Re: Weird Dream Thread
Dredging this up because last night's dream fucked me up.
I was getting married. The ceremony was at a huge, ancient church and was, in all regards, very non-traditional. I wore a dark grey suit with a red shirt, and so did most of the male guests. The surviving members of Motörhead were there, and I apparently knew them very well. "What a shame Lemmy couldn't be here," one of them said, looking exactly like Lemmy because I don't know how any other member of Motörhead look like. I gave him a sad smile and a reassuring squeeze on the shoulder. Most of the dream was preamble like that, but all throughout there was this feeling of wrongness, of a fleeting sadness that only I could detect.
I don't recognize my dream wife now, but in my dream I knew her very well. She was absolutely beautiful - caramel skin, gorgeous face. I knew she usually had dark hair, but she dyed it blond for the occasion. She and her sister (just as hot, but don't tell me dream wife I said that) wore glittering blue dresses. My heart melted as she came down the aisle.
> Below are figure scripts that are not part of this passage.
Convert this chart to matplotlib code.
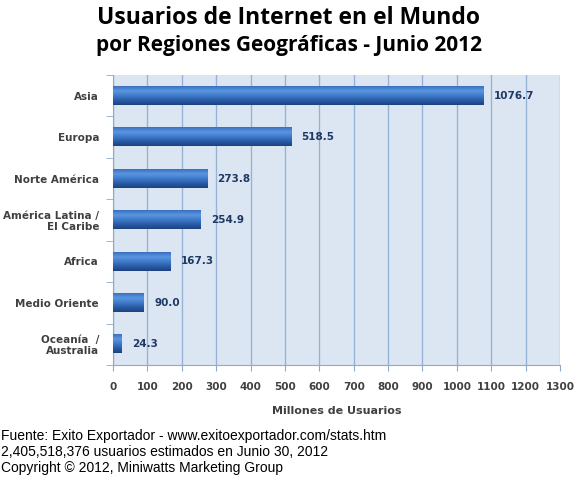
import matplotlib.pyplot as plt
import numpy as np
from matplotlib.colors import LinearSegmentedColormap

regiones = ['Asia', 'Europa', 'Norte América', 'América Latina /\nEl Caribe',
            'Africa', 'Medio Oriente', 'Oceanía  /\nAustralia']
usuarios = [1076.7, 518.5, 273.8, 254.9, 167.3, 90.0, 24.3]
ticks_x = list(range(0, 1400, 100))

fig = plt.figure(figsize=(5.77, 4.8), dpi=100)
ax = fig.add_axes([113 / 577, 1 - 365 / 480, 447 / 577, 290 / 480])
ax.set_facecolor('#DCE6F2')

n = len(regiones)
y = np.arange(n)[::-1]  # Asia arriba
alto = 0.44

# degradado vertical de las barras (abajo oscuro, arriba claro)
cmap = LinearSegmentedColormap.from_list('barra', ['#1B4380', '#2A5BA5', '#3F7BCB', '#5B96E0', '#3A6FC0'])
grad = np.linspace(0, 1, 64).reshape(-1, 1)

for yi, v in zip(y, usuarios):
    ax.imshow(grad, extent=(0, v, yi - alto / 2, yi + alto / 2), origin='lower',
              cmap=cmap, aspect='auto', zorder=3)
    ax.text(v + 30, yi, f'{v:.1f}', va='center', ha='left', fontsize=7.5,
            fontweight='bold', color='#1F3864', family='DejaVu Sans', zorder=4)

ax.set_xlim(0, 1300)
ax.set_ylim(-0.5, n - 0.5)
ax.set_xticks(ticks_x)
ax.set_xticklabels([str(t) for t in ticks_x], fontsize=7.5, fontweight='bold', color='#404040')
ax.set_yticks(y)
ax.set_yticklabels(regiones, fontsize=7.5, fontweight='bold', color='#404040', linespacing=1.1)
ax.set_yticks(np.arange(n + 1) - 0.5, minor=True)
ax.tick_params(axis='y', which='major', length=0, pad=10)
ax.tick_params(axis='y', which='minor', length=5, color='#8EA9CF', direction='out')
ax.tick_params(axis='x', length=4, color='#8EA9CF', direction='out', pad=8)
ax.grid(axis='x', color='#95B3D7', linewidth=1, zorder=1)
ax.set_axisbelow(True)
for s in ['top', 'right']:
    ax.spines[s].set_visible(False)
for s in ['left', 'bottom']:
    ax.spines[s].set_color('#8EA9CF')

ax.set_xlabel('Millones de Usuarios', fontsize=8, fontweight='bold', color='#404040', labelpad=10)

fig.text(0.5, 1 - 18 / 480, 'Usuarios de Internet en el Mundo', ha='center', va='center',
         fontsize=16.5, fontweight='bold', family='Open Sans', color='black')
fig.text(0.5, 1 - 45 / 480, 'por Regiones Geográficas - Junio 2012', ha='center', va='center',
         fontsize=15, fontweight='bold', family='Open Sans', color='black')

pie = ['Fuente: Exito Exportador - www.exitoexportador.com/stats.htm',
       '2,405,518,376 usuarios estimados en Junio 30, 2012',
       'Copyright © 2012, Miniwatts Marketing Group']
for i, linea in enumerate(pie):
    fig.text(1 / 577, 1 - (436 + 16 * i) / 480, linea, ha='left', va='center',
             fontsize=10, family='Liberation Sans', color='black')

fig.savefig('out.png', dpi=100)
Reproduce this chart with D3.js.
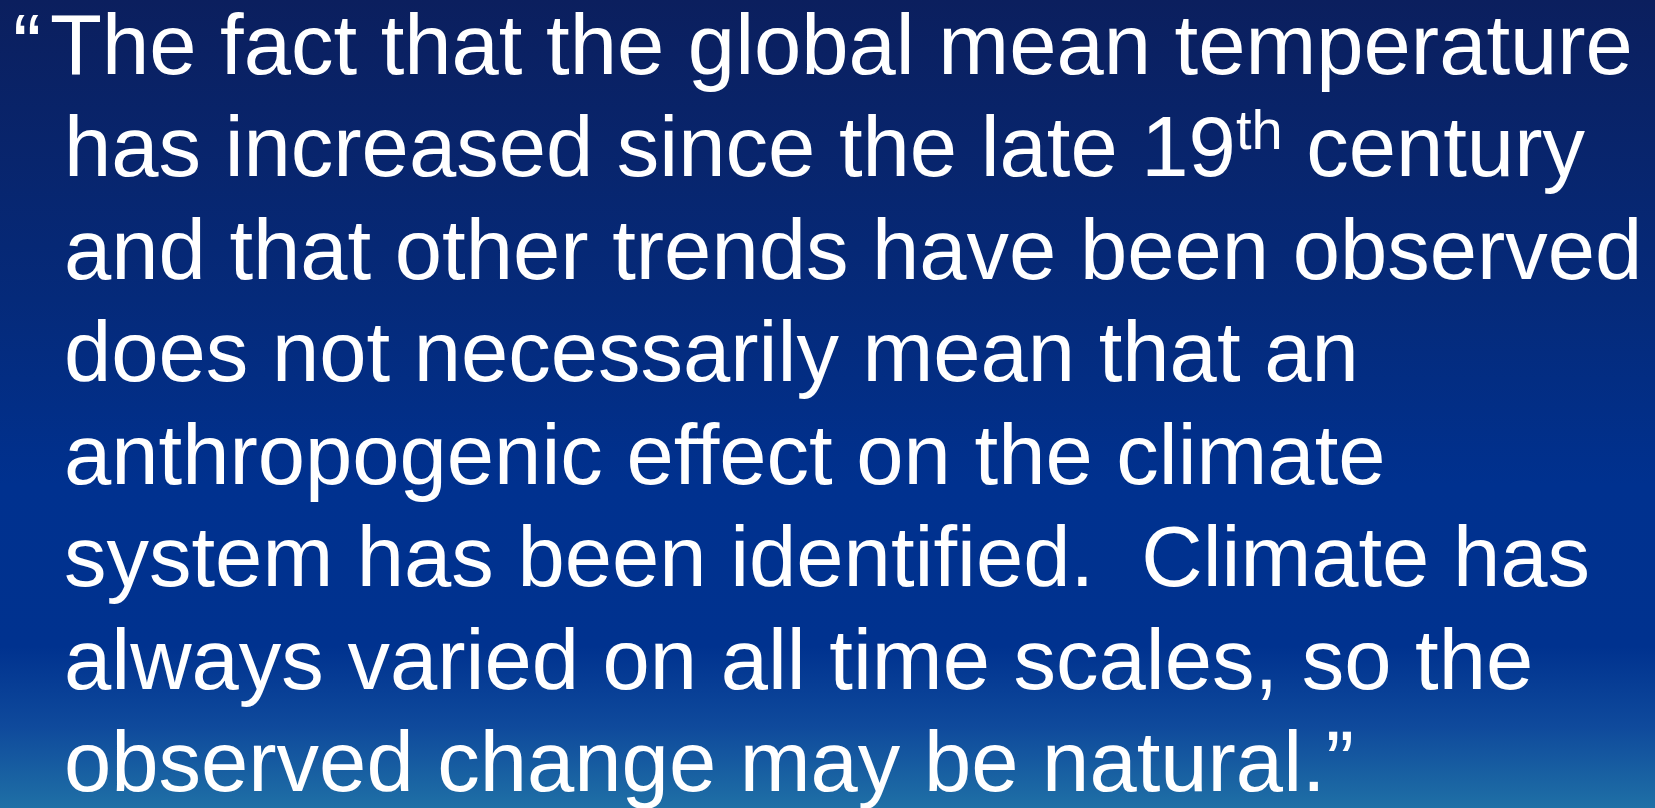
<!DOCTYPE html>
<html lang="en">

<head>
  <meta charset="UTF-8">
  <title>Quote</title>
  <script src="https://d3js.org/d3.v7.min.js"></script>
  <style>
    body { margin: 0; overflow: hidden; }
    text { font-family: "Liberation Sans", Arial, sans-serif; fill: #ffffff; white-space: pre; }
  </style>
</head>

<body>
  <div id="slide"></div>

  <script>

    const width = 1655;
    const height = 808;

    // quote lines; sup marks a superscript piece, lead is the hanging opening quote
    const lines = [
      [{ t: '\u201C', lead: true }, { t: 'The fact that the global mean temperature' }],
      [{ t: 'has increased since the late 19' }, { t: 'th', sup: true }, { t: ' century' }],
      [{ t: 'and that other trends have been observed' }],
      [{ t: 'does not necessarily mean that an' }],
      [{ t: 'anthropogenic effect on the climate' }],
      [{ t: 'system has been identified.  Climate has' }],
      [{ t: 'always varied on all time scales, so the' }],
      [{ t: 'observed change may be natural.\u201D' }]
    ];

    // background colour stops (offset, colour)
    const bgStops = [
      [0, '#0b1f5e'],
      [0.37, '#052a7a'],
      [0.6, '#00318f'],
      [0.8, '#00328f'],
      [0.9, '#0f4a9c'],
      [1, '#1f70a6']
    ];

    const svg = d3.select('#slide')
      .append('svg')
      .attr('width', width)
      .attr('height', height);

    const grad = svg.append('defs')
      .append('linearGradient')
      .attr('id', 'bg')
      .attr('x1', 0).attr('y1', 0)
      .attr('x2', 0).attr('y2', 1);

    grad.selectAll('stop')
      .data(bgStops)
      .enter()
      .append('stop')
      .attr('offset', d => d[0])
      .attr('stop-color', d => d[1]);

    svg.append('rect')
      .attr('width', width)
      .attr('height', height)
      .attr('fill', 'url(#bg)');

    const y = d3.scaleLinear()
      .domain([0, lines.length - 1])
      .range([74, 791]);

    const fontSize = 85;
    const leadX = 13;
    const firstX = 50;
    const indentX = 64;

    const txt = svg.selectAll('.line')
      .data(lines)
      .enter()
      .append('text')
      .attr('class', 'line')
      .attr('x', indentX)
      .attr('y', (d, i) => y(i))
      .style('font-size', fontSize + 'px');

    txt.each(function (d) {
      const t = d3.select(this);
      let raised = false;
      d.forEach((p, k) => {
        const s = t.append('tspan').text(p.t);
        if (p.lead) {
          s.attr('x', leadX);
        } else if (k === 1 && d[0].lead) {
          s.attr('x', firstX);
        }
        if (p.sup) {
          s.attr('dy', -27).style('font-size', '56px');
          raised = true;
        } else if (raised) {
          s.attr('dy', 27);
          raised = false;
        }
      });
    });

  </script>
</body>

</html>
I think my dream actually skipped the ceremony in a hazy montage, but I very clearly remember the aftermath. As we left the church, we entered a huge garden with many trees, their leaves the golden yellow of fall and slowly tumbling in the wind. I turned towards my wife, and I guess she could see the sadness in my eyes because she hugged me, and I still remember what she whispered softly.
"We both know that crushes don't last." It hit me like a ton of bricks, the missing piece of the puzzle falling into place. Choking back tears, I answered. "But really, what is love but a series of crushes on the same person? When I saw you coming down that aisle... I fell in love with you all over again." We were both crying then, golden leaves raining down around us.
I cried because I loved her. She cried because she didn't love me.